Technology commercialization is a unique interdisciplinary field with many potential career opportunities. A major misconception is that attorneys trained in this field can only pursue careers in intellectual property law, specifically patent law at law firms or as in-house counsel to private companies. Although many attorneys do choose this traditional route, there is an array of non-traditional career options.

Working for the government is one option. Traditional careers might be in the U.S. Patent and Trademark Office or the Copyright Office. However, attorneys have found careers in other departments as well, such as: the Federal Trade Commission, the Securities and Exchange Commission, the Department of Commerce, military departments, and the Department of Health and Human Services, specifically National Institutes of Health. Many state governments also seek applicants with knowledge of technology and commercialization law. New York offers careers in its Division of Science, Technology and Innovation as well as in the Office of Information Technology Services. Similarly, California has a Department of Technology that offers careers in its Information Technology and Statewide Technology Procurement divisions.

A second area for non-traditional employment that is growing in popularity is at consulting firms. Consulting firms traditionally looked for M.B.A. candidates, but have recently been considering J.D. and J.D./M.B.A. candidates. With a background in technology and commercialization law, attorneys can provide a technology analysis, intellectual property landscape, regulatory guidance, a competitive landscape, market analysis, and recommendations. These are all skills developed during the study of technology and commercialization law and they map well onto a career in consulting.

Finally, university technology transfer offices require many of the skills that attorneys in the field of technology commercialization have acquired.

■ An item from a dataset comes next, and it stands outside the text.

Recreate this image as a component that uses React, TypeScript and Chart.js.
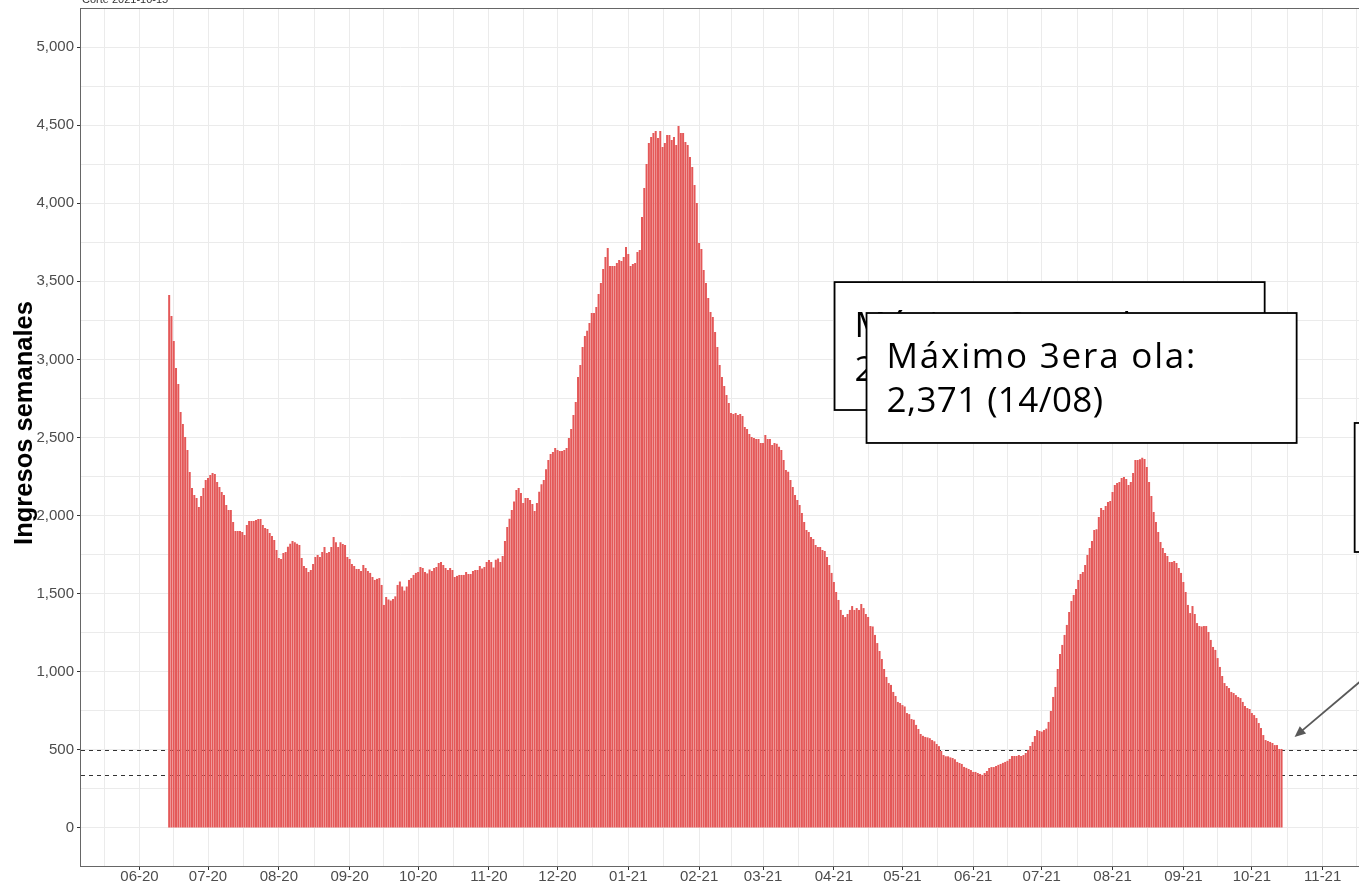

Technology transfer offices conduct technology assessments and research businesses that might want to purchase or license technologies made by university faculty, researchers, students, and staff. Employees not only negotiate intellectual property licenses, but often interact with inventors in order to secure intellectual property protection. Attorneys at technology transfer offices also conduct patent searches and guide inventors through the patenting process with outside counsel. In addition, attorneys in these offices help businesses that license technologies from university with commercialization grant applications. These are just a few of non-traditional careers for attorneys trained in technology and commercialization law.